Nonostante l’asse Berlino-Parigi sia da anni il fulcro delle decisioni che contano in Europa, e nonostante Emmanuel Macron e Angela Merkel abbiano firmato insieme la Dichiarazione di Meseberg come testo base per la riforma dell’Unione europea, in Francia si sta ingrossando sempre più un fronte politico trasversale anti-tedesco, che va dalla destra di Marine Le Pen alla sinistra di Jean-Luc Mélenchon. Di recente, dando per scontato l’orientamento della Lepen, la rivista German Foreign Policy si è soffermata sulle ripetute uscite anti-Merkel di Mélenchon, che nelle elezioni presidenziali del 2017 prese il 19,6 per cento, mancando di poco il ballottaggio con Macron.
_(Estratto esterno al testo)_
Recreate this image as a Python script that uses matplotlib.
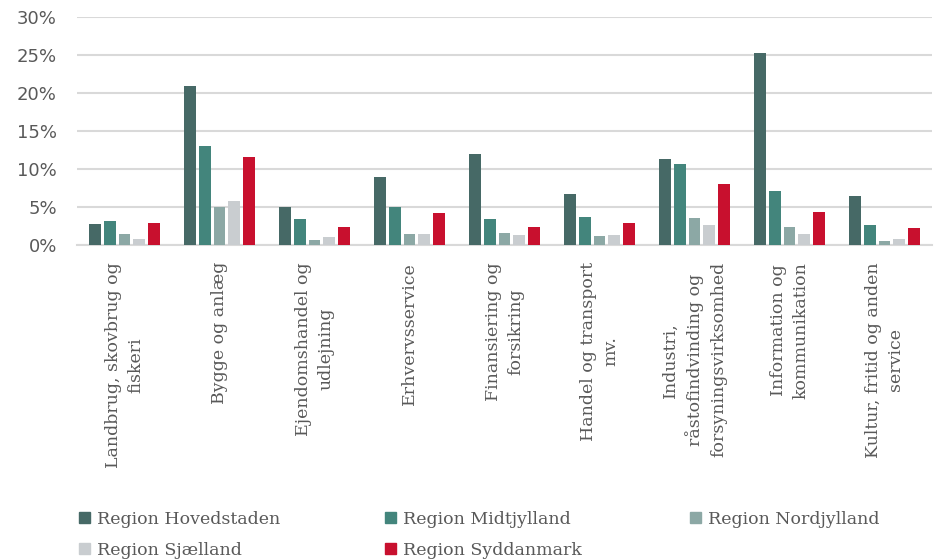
import matplotlib
matplotlib.use("Agg")
import matplotlib.pyplot as plt
from matplotlib.patches import Rectangle
import numpy as np

categories = [
    "Landbrug, skovbrug og\nfiskeri",
    "Bygge og anlæg",
    "Ejendomshandel og\nudlejning",
    "Erhvervsservice",
    "Finansiering og\nforsikring",
    "Handel og transport\nmv.",
    "Industri,\nråstofindvinding og\nforsyningsvirksomhed",
    "Information og\nkommunikation",
    "Kultur, fritid og anden\nservice",
]
series_names = ["Region Hovedstaden", "Region Midtjylland", "Region Nordjylland",
                "Region Sjælland", "Region Syddanmark"]
hovedstaden = [2.8, 20.9, 5.0, 8.9, 12.0, 6.7, 11.3, 25.2, 6.4]
midtjylland = [3.1, 13.0, 3.4, 5.0, 3.4, 3.7, 10.7, 7.1, 2.6]
nordjylland = [1.5, 5.0, 0.7, 1.4, 1.6, 1.2, 3.5, 2.4, 0.5]
sjaelland = [0.8, 5.8, 1.1, 1.5, 1.3, 1.3, 2.6, 1.5, 0.8]
syddanmark = [2.9, 11.6, 2.4, 4.2, 2.4, 2.9, 8.0, 4.4, 2.2]
yticks = [0, 5, 10, 15, 20, 25, 30]
colors = ["#466966", "#43857c", "#8ca8a5", "#c9cdd0", "#c8102e"]

series = [hovedstaden, midtjylland, nordjylland, sjaelland, syddanmark]

W, H = 934, 559
fig = plt.figure(figsize=(W / 100, H / 100), dpi=100)
ax = fig.add_axes([77 / W, (H - 245) / H, (932 - 77) / W, (245 - 17) / H])

x = np.arange(len(categories))
step = 0.155
bw = 0.125
for i, (vals, c) in enumerate(zip(series, colors)):
    ax.bar(x + (i - 2) * step, vals, width=bw, color=c, zorder=3)

ax.set_xlim(-0.5, len(categories) - 0.5)
ax.set_ylim(0, 30)
ax.set_yticks(yticks)
ax.set_yticklabels([f"{t}%" for t in yticks], fontfamily="DejaVu Sans",
                   fontsize=13, color="#595959")
ax.yaxis.grid(True, color="#d9d9d9", linewidth=1.5, zorder=0)
ax.tick_params(axis="y", length=0, pad=14.4)
ax.tick_params(axis="x", length=0)
for s in ["top", "right", "left"]:
    ax.spines[s].set_visible(False)
ax.spines["bottom"].set_color("#d9d9d9")
ax.spines["bottom"].set_linewidth(1.5)
ax.set_xticks([])

for xi, lab in zip(x, categories):
    ax.annotate(lab, xy=(xi, 0), xycoords=("data", "axes fraction"),
                xytext=(0, -17), textcoords="offset pixels",
                rotation=90, ha="center", va="top", multialignment="center",
                fontfamily="DejaVu Serif", fontsize=12.5, color="#595959",
                linespacing=1.45)

# legend
positions = [(79, 512), (385, 512), (690, 512), (79, 543), (385, 543)]
for (px, py), name, c in zip(positions, series_names, colors):
    fig.patches.append(Rectangle((px / W, (H - py - 11) / H), 11 / W, 11 / H,
                                 transform=fig.transFigure, color=c))
    fig.text((px + 18) / W, (H - py - 12) / H, name, fontfamily="DejaVu Serif",
             fontsize=12.5, color="#595959", va="baseline", ha="left")

fig.savefig("out.png", dpi=100)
In sintesi, ecco il Mélenchon pensiero: basta con l’austerità di Berlino, che minaccia di distruggere il modello di welfare francese; basta con la crescente militarizzazione della Germania portata avanti dalla Merkel, in contrasto con le sue stesse dichiarazioni iniziali, quando voleva «costruire un’Europa della pace»; no chiaro e forte ai piani tedeschi per fare della Germania una potenza nucleare, partecipando al nucleare militare francese; maggiore impegno francese per contrastare l’egemonia del personale tedesco nelle posizioni chiave dell’Unione europea. Infine, un appello bomba: «La Francia esca da tutti i trattati europei», in quanto non ci sarebbe alcun miglioramento in vista.
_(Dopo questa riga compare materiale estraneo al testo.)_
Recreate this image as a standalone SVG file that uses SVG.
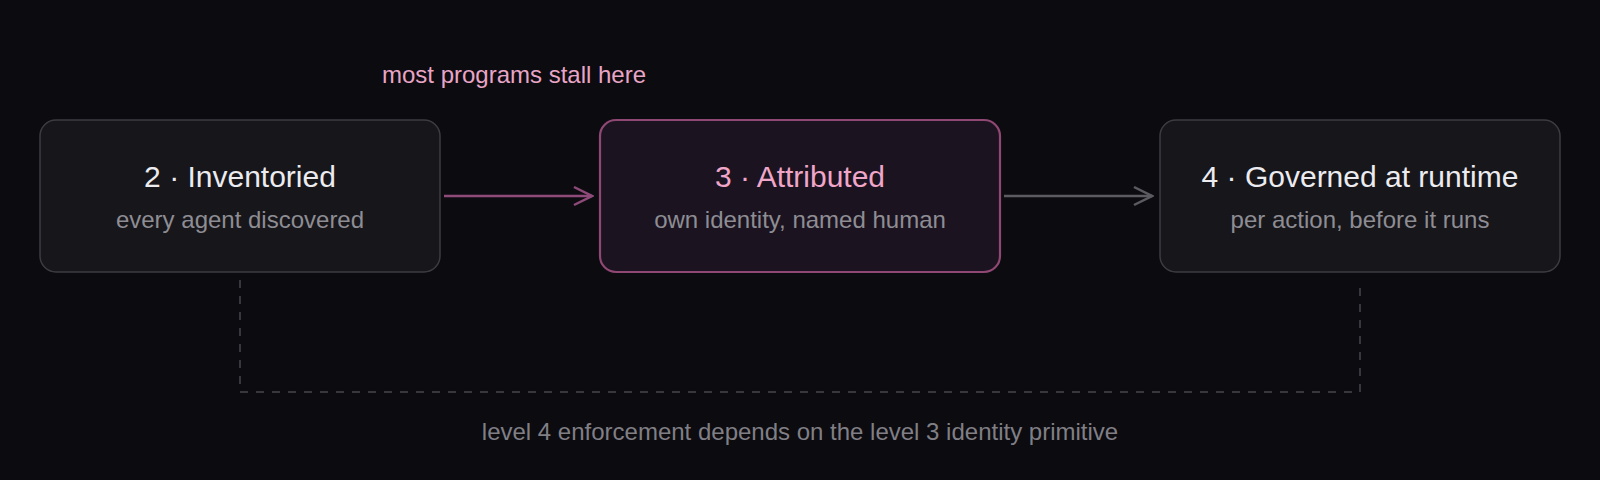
<svg xmlns="http://www.w3.org/2000/svg" width="1600" height="480" viewBox="0 0 1600 480">
  <style>
    text { font-family: "Liberation Sans", Arial, Helvetica, sans-serif; text-anchor: middle; }
    .box { fill: #17161b; stroke: #3d3c42; stroke-width: 1.5; }
    .box-hl { fill: #1b1320; stroke: #8f4774; stroke-width: 2.2; }
    .title { font-size: 30px; fill: #ececf0; }
    .title-hl { font-size: 30px; fill: #f0a6c8; }
    .sub { font-size: 24px; fill: #8e8d93; }
    .note { font-size: 24px; fill: #e8a5c5; }
    .foot { font-size: 24px; fill: #807f85; }
    .edge-hl { stroke: #8e4a78; stroke-width: 2.5; fill: none; }
    .edge { stroke: #5c5b62; stroke-width: 2.5; fill: none; }
    .dep { stroke: #48474d; stroke-width: 1.5; fill: none; stroke-dasharray: 8 8; }
  </style>
  <defs>
    <marker id="arrow-hl" viewBox="0 0 22 22" refX="20" refY="11" markerWidth="22" markerHeight="22" markerUnits="userSpaceOnUse" orient="auto">
      <path d="M2 2 L20 11 L2 20" fill="none" stroke="#8e4a78" stroke-width="2.5"/>
    </marker>
    <marker id="arrow" viewBox="0 0 22 22" refX="20" refY="11" markerWidth="22" markerHeight="22" markerUnits="userSpaceOnUse" orient="auto">
      <path d="M2 2 L20 11 L2 20" fill="none" stroke="#5c5b62" stroke-width="2.5"/>
    </marker>
  </defs>
  <rect width="1600" height="480" fill="#0c0b10"/>

  <text class="note" x="514" y="83">most programs stall here</text>

  <g id="connectors">
    <line class="edge-hl" x1="444" y1="196" x2="592" y2="196" marker-end="url(#arrow-hl)"/>
    <line class="edge" x1="1004" y1="196" x2="1152" y2="196" marker-end="url(#arrow)"/>
    <path class="dep" d="M240 280 V392 H1360 V280"/>
  </g>

  <g id="node-inventoried">
    <rect class="box" x="40" y="120" width="400" height="152" rx="16"/>
    <text class="title" x="240" y="187">2 · Inventoried</text>
    <text class="sub" x="240" y="228">every agent discovered</text>
  </g>

  <g id="node-attributed">
    <rect class="box-hl" x="600" y="120" width="400" height="152" rx="16"/>
    <text class="title-hl" x="800" y="187">3 · Attributed</text>
    <text class="sub" x="800" y="228">own identity, named human</text>
  </g>

  <g id="node-governed">
    <rect class="box" x="1160" y="120" width="400" height="152" rx="16"/>
    <text class="title" x="1360" y="187">4 · Governed at runtime</text>
    <text class="sub" x="1360" y="228">per action, before it runs</text>
  </g>

  <text class="foot" x="800" y="440">level 4 enforcement depends on the level 3 identity primitive</text>
</svg>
Per 13 anni la Merkel ha operato con successo, dal punto di vista tedesco, per tenere insieme l’Unione europea, che domina e da cui ha tratto grandi vantaggi economici, a scapito dei vicini alleati. Ma ora quelle che i tedeschi chiamano «forze politiche disgregatrici», oppure «sovranisti» o «populisti», si sono fatte sempre più forti, e reclamano un’Europa diversa, più democratica e non più succube di un unico paese. L’uscita di scena della Merkel ne è la prima conseguenza, e prefigura un doppio scenario, che sarà al centro delle prossime elezioni europee: continuismo dell’egemonia tedesca con nuovi protagonisti, forse con i popolari alleati ai Verdi neovincenti; oppure un cambiamento epocale dell’Ue dettato dai sovranisti e dalle destre, che per ora è poco più di uno slogan, una terra davvero incognita.